"We have reached a basic agreement. The final settlement has yet to be agreed," a BayernLB spokesman said in a statement.

In the suit, originally filed in a New York court in 2012, BayernLB asserted that Deutsche Bank sold the securities to external clients while secretly criticizing them within the bank and ultimately profiting from their failure.

"Deutsche Bank originated, purchased, financed and securitized exceptionally high-risk loans into these RMBS, all while internally disparaging the poor quality of these loans and the RMBS they backed as 'pigs' and 'crap,'" according to the 2012 court filing from BayernLB.

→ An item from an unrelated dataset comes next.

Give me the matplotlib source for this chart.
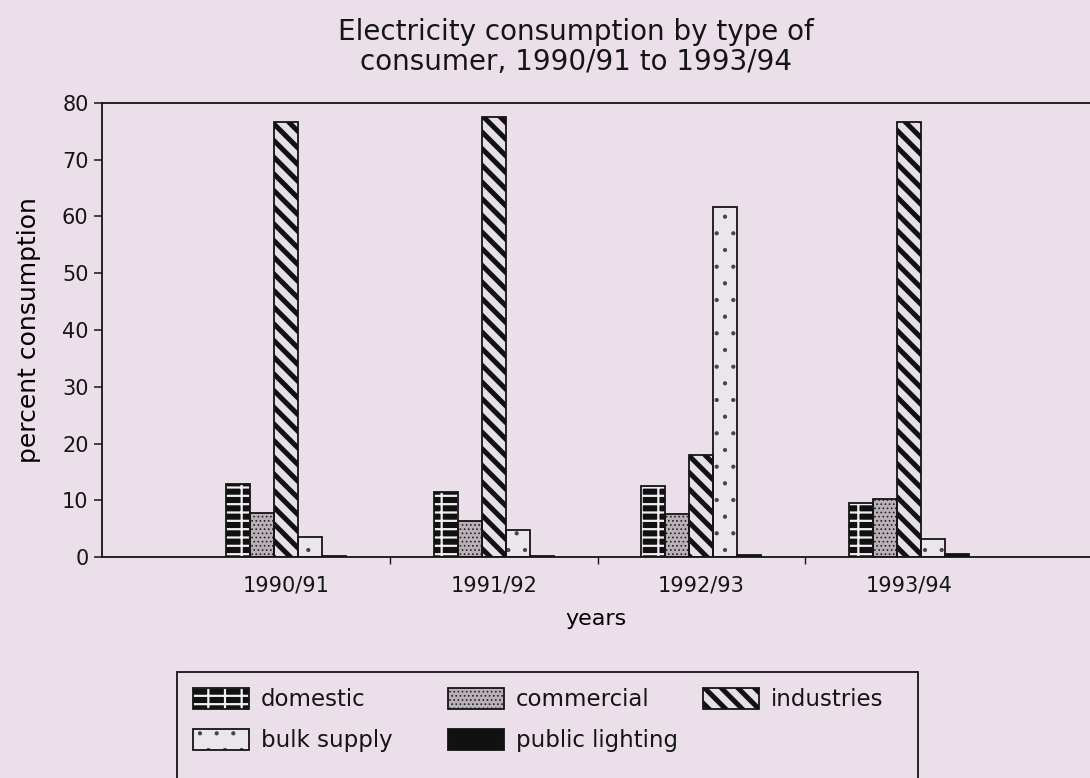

Deutsche Bank declined to comment.

In a statement dated Aug. 13, a judge for the Supreme Court of the State of New York acknowledged a notice by both banks that they had agreed in principle to settle the case out of court.

Big banks have faced numerous lawsuits filed in the United States accusing them of misleading purchasers of mortgage-backed securities and home loans about the quality of the underwriting, and of conflicts of interest that might have tainted the sales.

Among those settled are more than a dozen brought in 2011 by the Federal Housing Finance Agency to recoup losses suffered by government-controlled mortgage companies Fannie Mae and Freddie Mac. 

The FHFA has so far recouped $16.1 billion, or roughly 11 cents per dollar of the underlying securities.